If you must add air on the road, do not bleed a warm tire down to the cold target. Add enough air to get home safely, then check again when the tires are cold. That keeps you from chasing warm readings and ending up low the next morning.

Reading Pattern Likely Cause Next Move
All four tires are 2 to 4 psi low after a cold night Weather shift Inflate all four to placard pressure
One tire is low, the rest are normal Slow leak Inspect and repair soon
Warm tires read above placard after a drive Normal heat build-up Leave them alone and recheck cold
Pressure falls again within 24 to 72 hours Leak at tread, rim, or valve Get the tire tested
Pressure is high in the afternoon but normal next morning Daily heat cycle Judge pressure by morning reading

Smart Habits That Keep Readings Steady

You cannot stop tire pressure from moving, but you can stop it from surprising you. The best habit is a cold check once a month and before long drives.
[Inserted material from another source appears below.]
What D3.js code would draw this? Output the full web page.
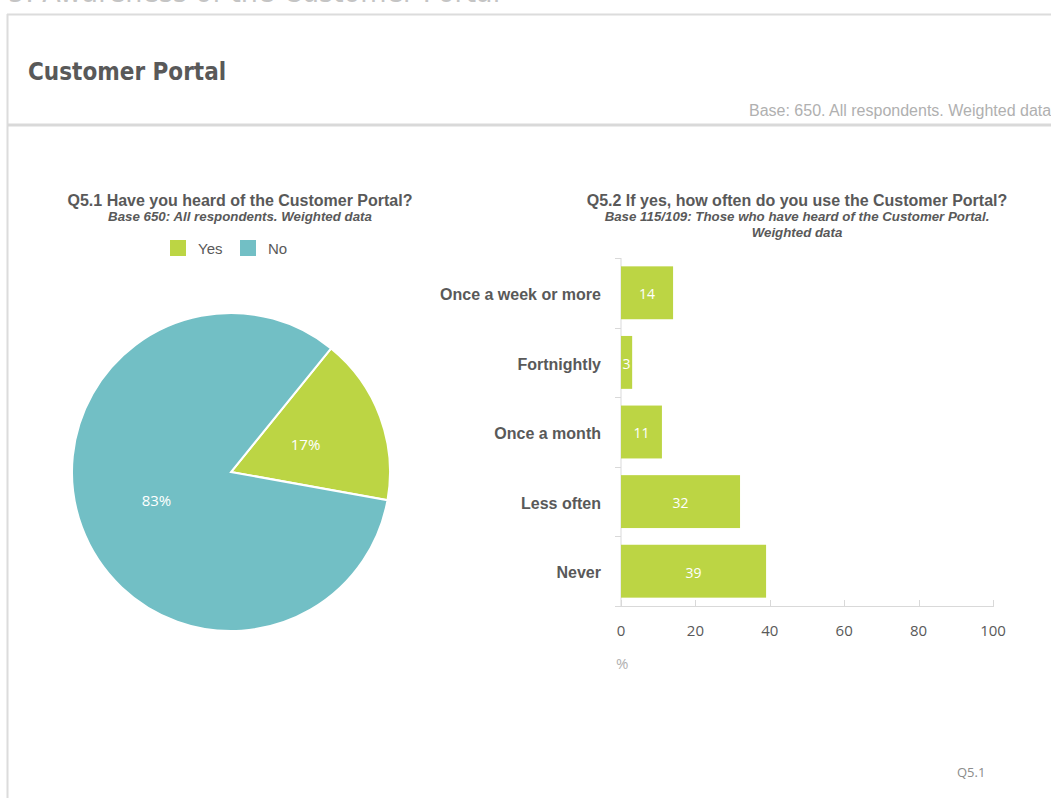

That one routine catches most slow leaks before they turn into worn tread, poor fuel use, or a roadside stop.

These habits help:

  • Check pressure in the morning, not after a commute.
  • Use the same gauge each time.
  • Recheck when the weather swings hard.
  • Do not trust the sidewall max number as your target.
  • Replace missing valve caps.
  • Ask for a leak test if one tire keeps drifting down.

So, is it normal for tire pressure to fluctuate? Yes. Small swings are part of normal driving life. If all four tires move with the weather, that is ordinary. If one tire keeps losing ground on its own, that is your cue to act before a small leak turns into a bigger headache.